Material provided:

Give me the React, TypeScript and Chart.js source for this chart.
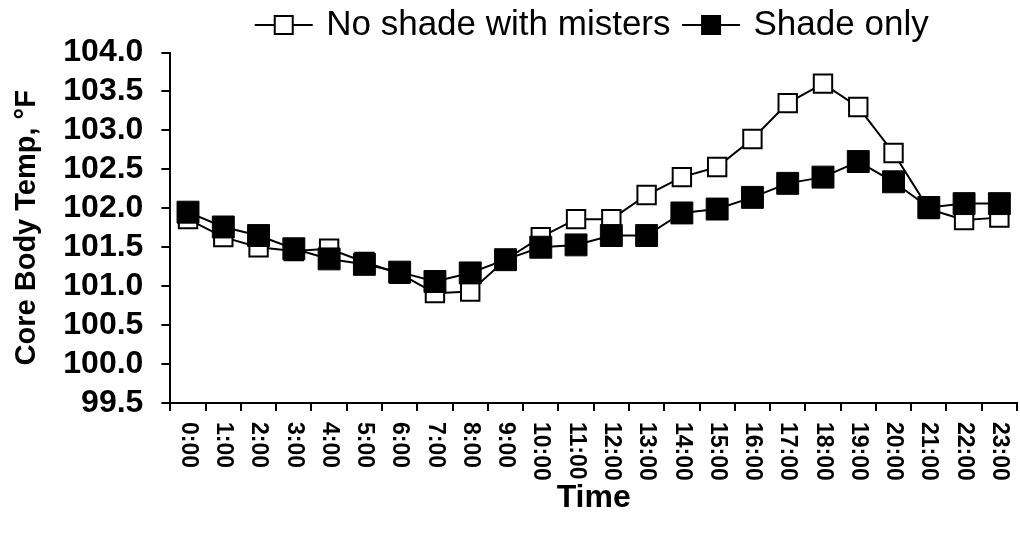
import { useEffect, useRef } from 'react';
import { Chart, registerables } from 'chart.js';

Chart.register(...registerables);

const timeLabels = [
  '0:00', '1:00', '2:00', '3:00', '4:00', '5:00', '6:00', '7:00', '8:00', '9:00', '10:00', '11:00',
  '12:00', '13:00', '14:00', '15:00', '16:00', '17:00', '18:00', '19:00', '20:00', '21:00', '22:00', '23:00',
];

const noShadeWithMisters = [
  101.86, 101.63, 101.5, 101.45, 101.48, 101.31, 101.16, 100.91, 100.93, 101.34, 101.63, 101.86,
  101.86, 102.17, 102.4, 102.53, 102.89, 103.35, 103.6, 103.3, 102.71, 101.99, 101.85, 101.88,
];

const shadeOnly = [
  101.95, 101.76, 101.65, 101.48, 101.35, 101.28, 101.18, 101.06, 101.17, 101.34, 101.5, 101.53,
  101.65, 101.65, 101.94, 101.99, 102.14, 102.32, 102.4, 102.6, 102.34, 102.01, 102.06, 102.06,
];

const seriesNames = ['No shade with misters', 'Shade only'];

const yMin = 99.5;
const yMax = 104.0;
const yStep = 0.5;

const xTitle = 'Time';
const yTitle = 'Core Body Temp, °F';

const FONT = 'Arial, "Liberation Sans", sans-serif';
const X_TICK_LEN = 8;
const X_TICK_PAD = 11;
const X_FONT_SIZE = 23;
const X_AXIS_HEIGHT = 130;

function makeLegendIcon(filled: boolean): HTMLCanvasElement {
  const c = document.createElement('canvas');
  const w = 60;
  const h = 26;
  c.width = w;
  c.height = h;
  const ctx = c.getContext('2d')!;
  ctx.strokeStyle = '#000';
  ctx.lineWidth = 2;
  ctx.beginPath();
  ctx.moveTo(1, h / 2);
  ctx.lineTo(w - 1, h / 2);
  ctx.stroke();
  if (filled) {
    const s = 20;
    ctx.fillStyle = '#000';
    ctx.fillRect(w / 2 - s / 2, h / 2 - s / 2, s, s);
  } else {
    const s = 18;
    ctx.fillStyle = '#fff';
    ctx.fillRect(w / 2 - s / 2, h / 2 - s / 2, s, s);
    ctx.strokeRect(w / 2 - s / 2, h / 2 - s / 2, s, s);
  }
  return c;
}

const rotatedXLabels = {
  id: 'rotatedXLabels',
  afterDraw(chart: any) {
    const scale = chart.scales.x;
    const ctx = chart.ctx;
    ctx.save();
    ctx.font = `bold ${X_FONT_SIZE}px ${FONT}`;
    ctx.fillStyle = '#000';
    ctx.textAlign = 'left';
    ctx.textBaseline = 'middle';
    const y0 = scale.top + X_TICK_LEN + X_TICK_PAD;
    const labels = chart.data.labels as string[];
    labels.forEach((lab, i) => {
      const x = scale.getPixelForTick(i);
      ctx.save();
      ctx.translate(x, y0);
      ctx.rotate(Math.PI / 2);
      ctx.fillText(String(lab), 0, 0);
      ctx.restore();
    });
    ctx.restore();
  },
};

export default function App() {
  const ref = useRef<HTMLCanvasElement | null>(null);

  useEffect(() => {
    if (!ref.current) return;
    const icons = [makeLegendIcon(false), makeLegendIcon(true)];
    const chart = new Chart(ref.current, {
      type: 'line',
      data: {
        labels: timeLabels,
        datasets: [
          {
            label: seriesNames[0],
            data: noShadeWithMisters,
            borderColor: '#000',
            borderWidth: 2,
            pointStyle: 'rect',
            pointRadius: 13,
            pointBackgroundColor: '#fff',
            pointBorderColor: '#000',
            pointBorderWidth: 2,
            tension: 0,
            order: 1,
          },
          {
            label: seriesNames[1],
            data: shadeOnly,
            borderColor: '#000',
            borderWidth: 2,
            pointStyle: 'rect',
            pointRadius: 15.5,
            pointBackgroundColor: '#000',
            pointBorderColor: '#000',
            pointBorderWidth: 1,
            tension: 0,
            order: 0,
          },
        ],
      },
      options: {
        animation: false,
        responsive: true,
        maintainAspectRatio: false,
        layout: { autoPadding: false, padding: { left: 5, right: 3, top: -8, bottom: 0 } },
        plugins: {
          tooltip: { enabled: false },
          legend: {
            display: true,
            position: 'top',
            fullSize: false,
            labels: {
              usePointStyle: true,
              pointStyleWidth: 50,
              color: '#000',
              padding: 15.5,
              font: { family: FONT, size: 35 },
              generateLabels: () =>
                seriesNames.map((name, i) => ({
                  text: name,
                  pointStyle: icons[i] as any,
                  fillStyle: '#000',
                  strokeStyle: '#000',
                  lineWidth: 0,
                  hidden: false,
                  datasetIndex: i,
                  fontColor: '#000',
                })),
            },
          },
        },
        scales: {
          x: {
            type: 'category',
            offset: true,
            border: { display: true, color: '#000', width: 2 },
            grid: {
              display: true,
              drawOnChartArea: false,
              drawTicks: true,
              tickLength: X_TICK_LEN,
              color: '#000',
              lineWidth: 2,
              offset: true,
            },
            ticks: {
              display: false,
              autoSkip: false,
            },
            title: {
              display: true,
              text: xTitle,
              color: '#000',
              font: { family: FONT, size: 32, weight: 'bold' },
              padding: { top: 0, bottom: 16 },
            },
            afterFit: (scale: any) => {
              scale.height = X_AXIS_HEIGHT;
            },
          },
          y: {
            min: yMin,
            max: yMax,
            border: { display: true, color: '#000', width: 2 },
            grid: {
              display: true,
              drawOnChartArea: false,
              drawTicks: true,
              tickLength: 9,
              color: '#000',
              lineWidth: 2,
            },
            ticks: {
              stepSize: yStep,
              autoSkip: false,
              padding: 18,
              color: '#000',
              font: { family: FONT, size: 32, weight: 'bold' },
              callback: (v: any) => Number(v).toFixed(1),
            },
            title: {
              display: true,
              text: yTitle,
              color: '#000',
              font: { family: FONT, size: 29, weight: 'bold' },
              padding: { top: 4.5, bottom: 1 },
            },
          },
        },
      },
      plugins: [rotatedXLabels],
    });
    return () => chart.destroy();
  }, []);

  return (
    <div style={{ position: 'absolute', left: 0, top: 0, width: 1020, height: 533, background: '#fff' }}>
      <canvas ref={ref} />
    </div>
  );
}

Written problem:
Without the images, write out each line of the data verbatim.

Problem solution:
Give me the React, TypeScript and Chart.js source for this chart.
import { useEffect, useRef } from 'react';
import { Chart, registerables } from 'chart.js';

Chart.register(...registerables);

const timeLabels = [
  '0:00', '1:00', '2:00', '3:00', '4:00', '5:00', '6:00', '7:00', '8:00', '9:00', '10:00', '11:00',
  '12:00', '13:00', '14:00', '15:00', '16:00', '17:00', '18:00', '19:00', '20:00', '21:00', '22:00', '23:00',
];

const noShadeWithMisters = [
  101.86, 101.63, 101.5, 101.45, 101.48, 101.31, 101.16, 100.91, 100.93, 101.34, 101.63, 101.86,
  101.86, 102.17, 102.4, 102.53, 102.89, 103.35, 103.6, 103.3, 102.71, 101.99, 101.85, 101.88,
];

const shadeOnly = [
  101.95, 101.76, 101.65, 101.48, 101.35, 101.28, 101.18, 101.06, 101.17, 101.34, 101.5, 101.53,
  101.65, 101.65, 101.94, 101.99, 102.14, 102.32, 102.4, 102.6, 102.34, 102.01, 102.06, 102.06,
];

const seriesNames = ['No shade with misters', 'Shade only'];

const yMin = 99.5;
const yMax = 104.0;
const yStep = 0.5;

const xTitle = 'Time';
const yTitle = 'Core Body Temp, °F';

const FONT = 'Arial, "Liberation Sans", sans-serif';
const X_TICK_LEN = 8;
const X_TICK_PAD = 11;
const X_FONT_SIZE = 23;
const X_AXIS_HEIGHT = 130;

function makeLegendIcon(filled: boolean): HTMLCanvasElement {
  const c = document.createElement('canvas');
  const w = 60;
  const h = 26;
  c.width = w;
  c.height = h;
  const ctx = c.getContext('2d')!;
  ctx.strokeStyle = '#000';
  ctx.lineWidth = 2;
  ctx.beginPath();
  ctx.moveTo(1, h / 2);
  ctx.lineTo(w - 1, h / 2);
  ctx.stroke();
  if (filled) {
    const s = 20;
    ctx.fillStyle = '#000';
    ctx.fillRect(w / 2 - s / 2, h / 2 - s / 2, s, s);
  } else {
    const s = 18;
    ctx.fillStyle = '#fff';
    ctx.fillRect(w / 2 - s / 2, h / 2 - s / 2, s, s);
    ctx.strokeRect(w / 2 - s / 2, h / 2 - s / 2, s, s);
  }
  return c;
}

const rotatedXLabels = {
  id: 'rotatedXLabels',
  afterDraw(chart: any) {
    const scale = chart.scales.x;
    const ctx = chart.ctx;
    ctx.save();
    ctx.font = `bold ${X_FONT_SIZE}px ${FONT}`;
    ctx.fillStyle = '#000';
    ctx.textAlign = 'left';
    ctx.textBaseline = 'middle';
    const y0 = scale.top + X_TICK_LEN + X_TICK_PAD;
    const labels = chart.data.labels as string[];
    labels.forEach((lab, i) => {
      const x = scale.getPixelForTick(i);
      ctx.save();
      ctx.translate(x, y0);
      ctx.rotate(Math.PI / 2);
      ctx.fillText(String(lab), 0, 0);
      ctx.restore();
    });
    ctx.restore();
  },
};

export default function App() {
  const ref = useRef<HTMLCanvasElement | null>(null);

  useEffect(() => {
    if (!ref.current) return;
    const icons = [makeLegendIcon(false), makeLegendIcon(true)];
    const chart = new Chart(ref.current, {
      type: 'line',
      data: {
        labels: timeLabels,
        datasets: [
          {
            label: seriesNames[0],
            data: noShadeWithMisters,
            borderColor: '#000',
            borderWidth: 2,
            pointStyle: 'rect',
            pointRadius: 13,
            pointBackgroundColor: '#fff',
            pointBorderColor: '#000',
            pointBorderWidth: 2,
            tension: 0,
            order: 1,
          },
          {
            label: seriesNames[1],
            data: shadeOnly,
            borderColor: '#000',
            borderWidth: 2,
            pointStyle: 'rect',
            pointRadius: 15.5,
            pointBackgroundColor: '#000',
            pointBorderColor: '#000',
            pointBorderWidth: 1,
            tension: 0,
            order: 0,
          },
        ],
      },
      options: {
        animation: false,
        responsive: true,
        maintainAspectRatio: false,
        layout: { autoPadding: false, padding: { left: 5, right: 3, top: -8, bottom: 0 } },
        plugins: {
          tooltip: { enabled: false },
          legend: {
            display: true,
            position: 'top',
            fullSize: false,
            labels: {
              usePointStyle: true,
              pointStyleWidth: 50,
              color: '#000',
              padding: 15.5,
              font: { family: FONT, size: 35 },
              generateLabels: () =>
                seriesNames.map((name, i) => ({
                  text: name,
                  pointStyle: icons[i] as any,
                  fillStyle: '#000',
                  strokeStyle: '#000',
                  lineWidth: 0,
                  hidden: false,
                  datasetIndex: i,
                  fontColor: '#000',
                })),
            },
          },
        },
        scales: {
          x: {
            type: 'category',
            offset: true,
            border: { display: true, color: '#000', width: 2 },
            grid: {
              display: true,
              drawOnChartArea: false,
              drawTicks: true,
              tickLength: X_TICK_LEN,
              color: '#000',
              lineWidth: 2,
              offset: true,
            },
            ticks: {
              display: false,
              autoSkip: false,
            },
            title: {
              display: true,
              text: xTitle,
              color: '#000',
              font: { family: FONT, size: 32, weight: 'bold' },
              padding: { top: 0, bottom: 16 },
            },
            afterFit: (scale: any) => {
              scale.height = X_AXIS_HEIGHT;
            },
          },
          y: {
            min: yMin,
            max: yMax,
            border: { display: true, color: '#000', width: 2 },
            grid: {
              display: true,
              drawOnChartArea: false,
              drawTicks: true,
              tickLength: 9,
              color: '#000',
              lineWidth: 2,
            },
            ticks: {
              stepSize: yStep,
              autoSkip: false,
              padding: 18,
              color: '#000',
              font: { family: FONT, size: 32, weight: 'bold' },
              callback: (v: any) => Number(v).toFixed(1),
            },
            title: {
              display: true,
              text: yTitle,
              color: '#000',
              font: { family: FONT, size: 29, weight: 'bold' },
              padding: { top: 4.5, bottom: 1 },
            },
          },
        },
      },
      plugins: [rotatedXLabels],
    });
    return () => chart.destroy();
  }, []);

  return (
    <div style={{ position: 'absolute', left: 0, top: 0, width: 1020, height: 533, background: '#fff' }}>
      <canvas ref={ref} />
    </div>
  );
}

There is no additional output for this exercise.